The taco truck, by the way, now has to pay a monthly vending fee to the HOA. The owner told me this while handing me a breakfast taco that used to cost $1.75 and now runs $4.50 because "insurance and compliance." He shrugged the way people do when the machine has already won. His grandfather ran the route in the '70s. Same corner. Different fees.

What really gets me is the fake patina they applied to everything. The new lobby has a "vintage" photo booth that prints black-and-white pictures with a fake cigarette burn filter. The fire pit area features Adirondack chairs made from wood salvaged from the original ice house roof. They smell like chemical sealant. At night the residents sit there drinking $17 cocktails from the pop-up bar and talking about how they love the "organic evolution" of the neighborhood. One guy in a Sporty & Rich sweatshirt actually used the phrase "the palimpsest of place" without irony. I had to look it up later. It means writing over something while pretending you can still read the old text.

The parking lot where roofers once left their trucks overnight with the keys in them is now a "mobility hub" with electric vehicle chargers and signage threatening towing at the first sign of an oil drip. The old payphone that never worked but somehow took messages for half the block is gone. In its place stands a QR code on a brushed aluminum pole that directs you to the resident app for service requests.

I keep thinking about the smell. That's what they can't replicate. That specific Clarksville cocktail of creosote from the railroad ties, cut grass from the vacant lot, and cold beer sweat on a hot neck. The new building smells like fresh drywall and whatever candle scent they decided represents "heritage." It's called "Oudwood & Opportunity" or some nonsense. They sell it in the leasing office for $38.

Big Mike died in 2017. Last time I saw him he was sitting on a milk crate outside the ice house watching them put up the first "COMING SOON" banner across the street. He didn't say much. Just shook his head once, slow, the way you do when you see a dog get hit by a car but there's nothing left to do about it. I wonder what he'd make of his old sign hanging in that lobby like some kind of trophy. Probably the same thing I do: that Austin has gotten real good at skinning its own hide and selling it back as a feature wall.

The worst part isn't even the money, though God knows $879k for a box that overlooks a H-E-B parking garage is criminal in any universe. The worst part is the performance. The way every new resident feels obligated to tell you how much they appreciate the "grit" while simultaneously paying to remove every trace of it. They want the story without the stains. The vibe without the guys who actually lived it. A neighborhood character minus the characters.

Last week they held the grand opening. There was a string quartet playing near the leasing office and a food truck serving deconstructed Frito pie. I stood across the street under the one surviving oak and watched a woman in head-to-toe Athleta take a picture of the old BEER TO GO sign. She captioned it, without any detectable shame, "So happy to live somewhere with soul."

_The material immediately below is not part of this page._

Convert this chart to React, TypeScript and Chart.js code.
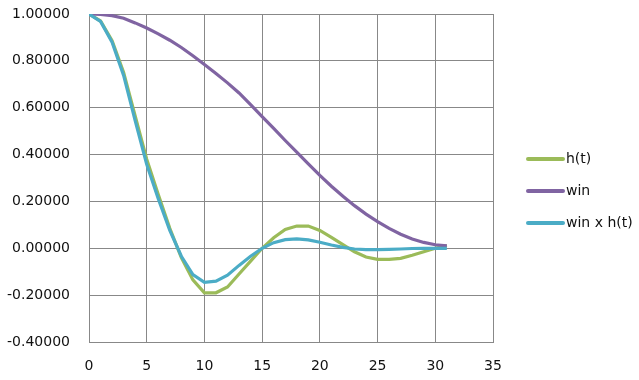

One sentence. That's all the tree needed to hear before it dropped its last acorn directly onto her leased Mercedes.

Some losses you can argue about. This one just sits there in plain sight, repainted and relit and repriced, daring you to remember what the corner actually felt like when it was allowed to be itself. I miss that version. The one that didn't need a QR code to prove it was real.